DESPITE an increase in public spending on agriculture, productivity has not improved in recent years, a recent joint World Bank and government report shows.

The World Bank and government collaborated to produce the Public Expenditure Review (PER) with a focus on agriculture, to explore challenges and come up with solutions to minimise expenditure in the sector.

However, in the report, the World Bank said despite the increase in spending towards agriculture, productivity remains poor.

“The report notes that despite the increase in spending, productivity has not improved in recent years, owing to a myriad of issues such as weakened tenure security that undermined access to credit, dilapidated infrastructure, and increased vulnerability to drought,” the World Bank said.

“Additionally, the external environment continues to deteriorate, and there is a reluctance by the private sector to finance agriculture, leaving no buffers to increase production and guarantee food security.”

According to the report, the agricultural sector recorded an increase in spending and investments to 5,7% of the country’s gross domestic product (GDP) in 2017, up from around 1,1% between 2011 and 2015.

The increase was caused by government’s Command Agriculture programme.

The programme was designed to reverse the decline in agricultural productivity, public spending accounted for two-thirds of GDP and nearly a quarter of the budget in 2017, one of the highest levels by global standards.

However, even with this spending the report found no increase in productivity showing that the government has merely been wasting money on the agricultural sector.

“Land reform in Zimbabwe can be classified into two main phases, the Land Reform and Resettlement Programme I (LRRP I) from 1980-1998 and LRRP II, commonly referred to as the Fast Track Land Reform Programme (FTLRP), since 2000. The government of Zimbabwe undertook its land redistribution programme to address the socio-economic injustices of the colonial era,” the report stated.

“The LRRP I was at first carried out under the principle of willing-buyer willing-seller.
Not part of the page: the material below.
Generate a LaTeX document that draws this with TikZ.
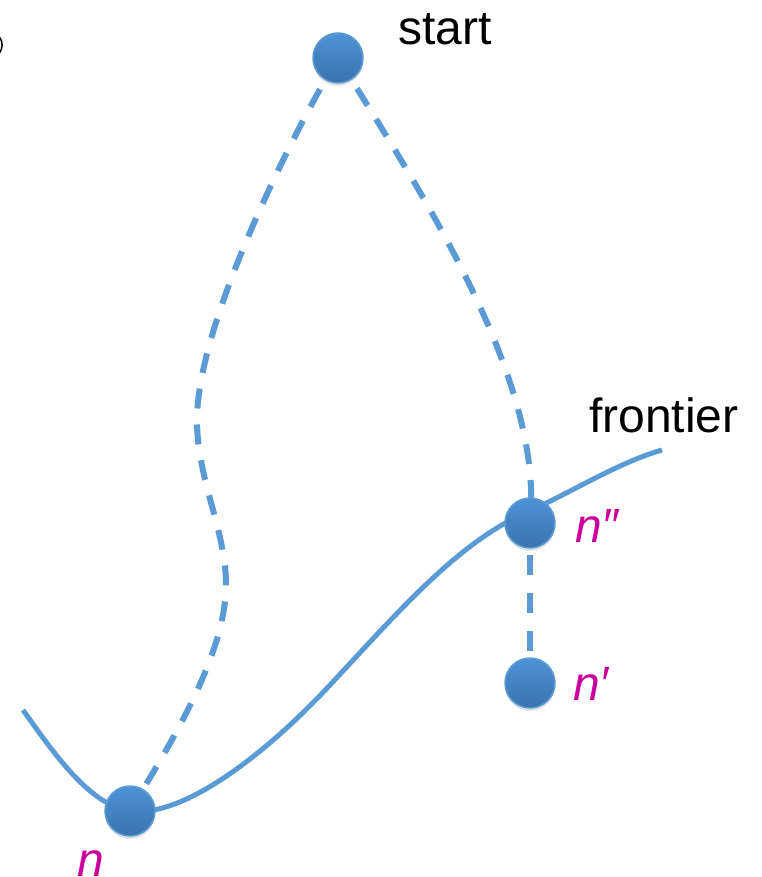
\documentclass[tikz,border=0pt]{standalone}
\usepackage{fontspec}
\setmainfont{Liberation Sans}
\usetikzlibrary{shadows}
\pgfdeclarelayer{bg}
\pgfsetlayers{bg,main}
\definecolor{lineblue}{HTML}{5B9BD5}
\definecolor{dotTop}{HTML}{4E93D4}
\definecolor{dotBot}{HTML}{3A72AE}
\definecolor{labmag}{HTML}{CC0099}
\tikzset{
  dot/.style={circle, minimum size=50pt, inner sep=0pt, top color=dotTop, bottom color=dotBot,
    draw=lineblue, line width=1.5pt,
    drop shadow={opacity=0.22, shadow xshift=0pt, shadow yshift=-3pt}},
  front/.style={lineblue, line width=5pt},
  trail/.style={lineblue, line width=6pt, dash pattern=on 20pt off 16pt},
  lab/.style={anchor=base west, inner sep=0pt, font=\fontsize{48}{58}\selectfont},
  nlab/.style={anchor=base west, inner sep=0pt, text=labmag, font=\fontsize{48}{58}\selectfont\itshape}
}
\begin{document}
\begin{tikzpicture}[x=1pt,y=-1pt]
\useasboundingbox (0,0) rectangle (761,877);
% nodes
\node[dot] (start) at (338,58) {};
\node[dot] (npp) at (530,523) {};
\node[dot] (np) at (530,683) {};
\node[dot] (n) at (130,811) {};
\coordinate (fl) at (23,710);
\coordinate (fr) at (662,450);
% labels
\node[lab] (lstart) at (398,45) {start};
\node[lab] (lfront) at (589,432) {frontier};
\node[nlab] (lnpp) at (575,542) {n″};
\node[nlab] (lnp) at (573,700) {n′};
\node[nlab] (ln) at (77,876) {n};
% clipped glyph fragment at left edge
\draw[line width=1.5pt] (-0.5,37) .. controls (3,42) and (3,48) .. (-0.5,53);
\begin{pgfonlayer}{bg}
\draw[front] (fl) .. controls (55,755) and (90,805) .. (n.center)
  .. controls (180,818) and (260,760) .. (330,685)
  .. controls (400,610) and (460,540) .. (530,511)
  .. controls (575,490) and (620,462) .. (fr);
\draw[trail] (start.center) .. controls (300,120) and (197,320) .. (197,420)
  .. controls (197,480) and (226,530) .. (226,585)
  .. controls (226,660) and (160,760) .. (n.center);
\draw[trail] (start.center) .. controls (420,190) and (545,380) .. (npp.center);
\draw[trail, dash pattern=on 20pt off 18pt, dash phase=6pt] (npp.center) -- (np.center);
\end{pgfonlayer}
\end{tikzpicture}
\end{document}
However, the requirement that land be acquired through the market, coupled with lack of funds and legal constraints, gave rise to the FTLRP, which fundamentally altered the production structure of agriculture, Zimbabwe’s most important economic sector.”

The reason the production structure was altered was that the FTLRP took away ownership of land leaving farmers unable to borrow from the banks as did the previous owners of the land.

Thus, farmers are unable to fully invest in alternative farming methods such as climate smart agriculture to combat raging droughts and dwindling economic activity.

“Spending choices make a difference. Increasing the volume of public spending in agriculture will be important, but not sufficient. Different categories of spending have different rates of return,” the report revealed.

“Evidence shows that high returns are from specific types of spending, such as investments in core public goods related to technology generation and diffusion, market links, and rural infrastructure. Particularly, agricultural R&D has high returns, averaging 43% in developing countries and 34% in sub-Saharan Africa.